Given problem:
Print the listing as it stands, omitting all images.

Dataset section:
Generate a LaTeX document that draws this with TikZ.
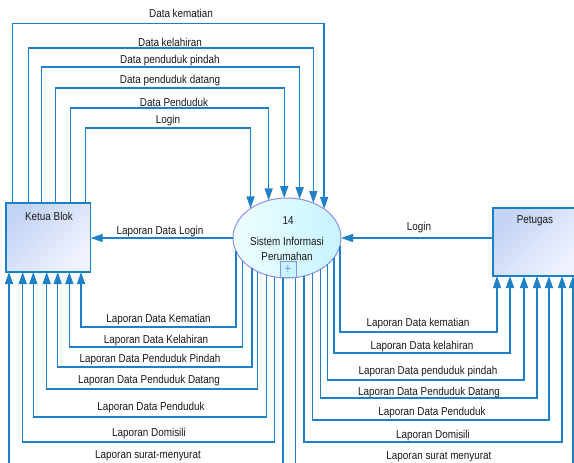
\documentclass[tikz,border=0pt]{standalone}
\usepackage{fontspec}
\setmainfont{Liberation Sans}[FakeStretch=0.86]
\usetikzlibrary{arrows.meta,shapes.geometric}
\definecolor{flowc}{RGB}{30,128,200}
\definecolor{boxA}{RGB}{196,212,246}
\definecolor{boxB}{RGB}{240,243,253}
\definecolor{boxline}{RGB}{20,130,200}
\definecolor{ellA}{RGB}{238,254,255}
\definecolor{ellB}{RGB}{198,244,255}
\definecolor{elline}{RGB}{140,140,240}
\definecolor{txt}{RGB}{25,25,25}
\begin{document}
\begin{tikzpicture}[x=1pt,y=-1pt,
  flow/.style={draw=flowc, line width=1.4pt},
  flowin/.style={flow, -{Triangle[length=12pt,width=8pt]}},
  entity/.style={rectangle, draw=boxline, line width=1.2pt, outer sep=0pt, inner sep=0pt,
    left color=boxA, right color=boxB, shading angle=45},
  lbl/.style={font=\fontsize{11.5}{13}\selectfont, text=txt, inner sep=0pt},
]
\useasboundingbox (0,0) rectangle (574,463);
\clip (0,0) rectangle (574,463);
% entities
\node[entity, minimum width=84.7pt, minimum height=69pt] (ketua) at (48.35,237.5) {};
\node[lbl] (ketuat) at (49,216) {Ketua Blok};
\node[entity, minimum width=90pt, minimum height=68pt] (petugas) at (538,242) {};
\node[lbl] (petugast) at (535,221) {Petugas};
% process
\node[ellipse, draw=elline, line width=1pt, outer sep=0pt, inner sep=0pt,
  minimum width=108pt, minimum height=80pt, left color=ellA, right color=ellB] (e) at (287,238) {};
\node[lbl] (e1) at (288,221) {14};
\node[lbl] (e2) at (287,241) {Sistem Informasi};
\node[lbl] (e3) at (287,256) {Perumahan};
\node[draw=elline, line width=0.8pt, fill=ellB, minimum width=16pt, minimum height=16pt,
  inner sep=0pt, text=elline, font=\fontsize{14}{14}\selectfont] (plus) at (288,269) {+};
% top flows Ketua -> process
\draw[flowin] (ketua.north -| 12.7,0) |- (e.38.2 |- 0,23.7) -- (e.38.2);
\draw[flowin] (ketua.north -| 28.7,0) |- (e.53.4 |- 0,48) -- (e.53.4);
\draw[flowin] (ketua.north -| 41.7,0) |- (e.72.9 |- 0,67) -- (e.72.9);
\draw[flowin] (ketua.north -| 55.7,0) |- (e.94.3 |- 0,88) -- (e.94.3);
\draw[flowin] (ketua.north -| 70.7,0) |- (e.116.9 |- 0,108) -- (e.116.9);
\draw[flowin] (ketua.north -| 85.7,0) |- (e.141.8 |- 0,128) -- (e.141.8);
% middle flows
\draw[flowin] (e.west) -- (e.west -| ketua.east);
\draw[flowin] (petugas.west |- e.east) -- (e.east);
% bottom-left flows process -> Ketua
\draw[flowin] (e.194.4) -- (e.194.4 |- 0,327) -| (ketua.south -| 81,0);
\draw[flowin] (e.207.8) -- (e.207.8 |- 0,347) -| (ketua.south -| 69.3,0);
\draw[flowin] (e.221.1) -- (e.221.1 |- 0,367) -| (ketua.south -| 57.7,0);
\draw[flowin] (e.229.3) -- (e.229.3 |- 0,389) -| (ketua.south -| 46.7,0);
\draw[flowin] (e.241.7) -- (e.241.7 |- 0,417) -| (ketua.south -| 33.3,0);
\draw[flowin] (e.252.9) -- (e.252.9 |- 0,442) -| (ketua.south -| 22.7,0);
\draw[flowin] (e.264.3) -- (e.264.3 |- 0,470) -| (ketua.south -| 9,0);
% bottom-right flows process -> Petugas
\draw[flowin] (e.351.8) -- (e.351.8 |- 0,332) -| (petugas.south -| 497,0);
\draw[flowin] (e.337.3) -- (e.337.3 |- 0,353) -| (petugas.south -| 510,0);
\draw[flowin] (e.327.6) -- (e.327.6 |- 0,380) -| (petugas.south -| 524,0);
\draw[flowin] (e.317.6) -- (e.317.6 |- 0,398) -| (petugas.south -| 537,0);
\draw[flowin] (e.306.6) -- (e.306.6 |- 0,420) -| (petugas.south -| 549,0);
\draw[flowin] (e.294.1) -- (e.294.1 |- 0,442) -| (petugas.south -| 562,0);
\draw[flowin] (e.282.9) -- (e.282.9 |- 0,470) -| (petugas.south -| 573,0);
% labels
\node[lbl] (t1) at (181,13.5) {Data kematian};
\node[lbl] (t2) at (170,42) {Data kelahiran};
\node[lbl] (t3) at (170,61) {Data penduduk pindah};
\node[lbl] (t4) at (170,81) {Data penduduk datang};
\node[lbl] (t5) at (174,102) {Data Penduduk};
\node[lbl] (t6) at (168,121) {Login};
\node[lbl] (m1) at (160,232) {Laporan Data Login};
\node[lbl] (m2) at (419,228) {Login};
\node[lbl] (l1) at (158.5,320) {Laporan Data Kematian};
\node[lbl] (l2) at (156,341) {Laporan Data Kelahiran};
\node[lbl] (l3) at (150,360) {Laporan Data Penduduk Pindah};
\node[lbl] (l4) at (149,381) {Laporan Data Penduduk Datang};
\node[lbl] (l5) at (151,408) {Laporan Data Penduduk};
\node[lbl] (l6) at (149,434) {Laporan Domisili};
\node[lbl] (l7) at (148,456) {Laporan surat-menyurat};
\node[lbl] (r1) at (418,324) {Laporan Data kematian};
\node[lbl] (r2) at (422,347) {Laporan Data kelahiran};
\node[lbl] (r3) at (428,372) {Laporan Data penduduk pindah};
\node[lbl] (r4) at (429,393) {Laporan Data Penduduk Datang};
\node[lbl] (r5) at (432,413) {Laporan Data Penduduk};
\node[lbl] (r6) at (433,436) {Laporan Domisili};
\node[lbl] (r7) at (439,457) {Laporan surat menyurat};
\end{tikzpicture}
\end{document}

Final result:
Generate a LaTeX document that draws this with TikZ.
\documentclass[tikz,border=0pt]{standalone}
\usepackage{fontspec}
\setmainfont{Liberation Sans}[FakeStretch=0.86]
\usetikzlibrary{arrows.meta,shapes.geometric}
\definecolor{flowc}{RGB}{30,128,200}
\definecolor{boxA}{RGB}{196,212,246}
\definecolor{boxB}{RGB}{240,243,253}
\definecolor{boxline}{RGB}{20,130,200}
\definecolor{ellA}{RGB}{238,254,255}
\definecolor{ellB}{RGB}{198,244,255}
\definecolor{elline}{RGB}{140,140,240}
\definecolor{txt}{RGB}{25,25,25}
\begin{document}
\begin{tikzpicture}[x=1pt,y=-1pt,
  flow/.style={draw=flowc, line width=1.4pt},
  flowin/.style={flow, -{Triangle[length=12pt,width=8pt]}},
  entity/.style={rectangle, draw=boxline, line width=1.2pt, outer sep=0pt, inner sep=0pt,
    left color=boxA, right color=boxB, shading angle=45},
  lbl/.style={font=\fontsize{11.5}{13}\selectfont, text=txt, inner sep=0pt},
]
\useasboundingbox (0,0) rectangle (574,463);
\clip (0,0) rectangle (574,463);
% entities
\node[entity, minimum width=84.7pt, minimum height=69pt] (ketua) at (48.35,237.5) {};
\node[lbl] (ketuat) at (49,216) {Ketua Blok};
\node[entity, minimum width=90pt, minimum height=68pt] (petugas) at (538,242) {};
\node[lbl] (petugast) at (535,221) {Petugas};
% process
\node[ellipse, draw=elline, line width=1pt, outer sep=0pt, inner sep=0pt,
  minimum width=108pt, minimum height=80pt, left color=ellA, right color=ellB] (e) at (287,238) {};
\node[lbl] (e1) at (288,221) {14};
\node[lbl] (e2) at (287,241) {Sistem Informasi};
\node[lbl] (e3) at (287,256) {Perumahan};
\node[draw=elline, line width=0.8pt, fill=ellB, minimum width=16pt, minimum height=16pt,
  inner sep=0pt, text=elline, font=\fontsize{14}{14}\selectfont] (plus) at (288,269) {+};
% top flows Ketua -> process
\draw[flowin] (ketua.north -| 12.7,0) |- (e.38.2 |- 0,23.7) -- (e.38.2);
\draw[flowin] (ketua.north -| 28.7,0) |- (e.53.4 |- 0,48) -- (e.53.4);
\draw[flowin] (ketua.north -| 41.7,0) |- (e.72.9 |- 0,67) -- (e.72.9);
\draw[flowin] (ketua.north -| 55.7,0) |- (e.94.3 |- 0,88) -- (e.94.3);
\draw[flowin] (ketua.north -| 70.7,0) |- (e.116.9 |- 0,108) -- (e.116.9);
\draw[flowin] (ketua.north -| 85.7,0) |- (e.141.8 |- 0,128) -- (e.141.8);
% middle flows
\draw[flowin] (e.west) -- (e.west -| ketua.east);
\draw[flowin] (petugas.west |- e.east) -- (e.east);
% bottom-left flows process -> Ketua
\draw[flowin] (e.194.4) -- (e.194.4 |- 0,327) -| (ketua.south -| 81,0);
\draw[flowin] (e.207.8) -- (e.207.8 |- 0,347) -| (ketua.south -| 69.3,0);
\draw[flowin] (e.221.1) -- (e.221.1 |- 0,367) -| (ketua.south -| 57.7,0);
\draw[flowin] (e.229.3) -- (e.229.3 |- 0,389) -| (ketua.south -| 46.7,0);
\draw[flowin] (e.241.7) -- (e.241.7 |- 0,417) -| (ketua.south -| 33.3,0);
\draw[flowin] (e.252.9) -- (e.252.9 |- 0,442) -| (ketua.south -| 22.7,0);
\draw[flowin] (e.264.3) -- (e.264.3 |- 0,470) -| (ketua.south -| 9,0);
% bottom-right flows process -> Petugas
\draw[flowin] (e.351.8) -- (e.351.8 |- 0,332) -| (petugas.south -| 497,0);
\draw[flowin] (e.337.3) -- (e.337.3 |- 0,353) -| (petugas.south -| 510,0);
\draw[flowin] (e.327.6) -- (e.327.6 |- 0,380) -| (petugas.south -| 524,0);
\draw[flowin] (e.317.6) -- (e.317.6 |- 0,398) -| (petugas.south -| 537,0);
\draw[flowin] (e.306.6) -- (e.306.6 |- 0,420) -| (petugas.south -| 549,0);
\draw[flowin] (e.294.1) -- (e.294.1 |- 0,442) -| (petugas.south -| 562,0);
\draw[flowin] (e.282.9) -- (e.282.9 |- 0,470) -| (petugas.south -| 573,0);
% labels
\node[lbl] (t1) at (181,13.5) {Data kematian};
\node[lbl] (t2) at (170,42) {Data kelahiran};
\node[lbl] (t3) at (170,61) {Data penduduk pindah};
\node[lbl] (t4) at (170,81) {Data penduduk datang};
\node[lbl] (t5) at (174,102) {Data Penduduk};
\node[lbl] (t6) at (168,121) {Login};
\node[lbl] (m1) at (160,232) {Laporan Data Login};
\node[lbl] (m2) at (419,228) {Login};
\node[lbl] (l1) at (158.5,320) {Laporan Data Kematian};
\node[lbl] (l2) at (156,341) {Laporan Data Kelahiran};
\node[lbl] (l3) at (150,360) {Laporan Data Penduduk Pindah};
\node[lbl] (l4) at (149,381) {Laporan Data Penduduk Datang};
\node[lbl] (l5) at (151,408) {Laporan Data Penduduk};
\node[lbl] (l6) at (149,434) {Laporan Domisili};
\node[lbl] (l7) at (148,456) {Laporan surat-menyurat};
\node[lbl] (r1) at (418,324) {Laporan Data kematian};
\node[lbl] (r2) at (422,347) {Laporan Data kelahiran};
\node[lbl] (r3) at (428,372) {Laporan Data penduduk pindah};
\node[lbl] (r4) at (429,393) {Laporan Data Penduduk Datang};
\node[lbl] (r5) at (432,413) {Laporan Data Penduduk};
\node[lbl] (r6) at (433,436) {Laporan Domisili};
\node[lbl] (r7) at (439,457) {Laporan surat menyurat};
\end{tikzpicture}
\end{document}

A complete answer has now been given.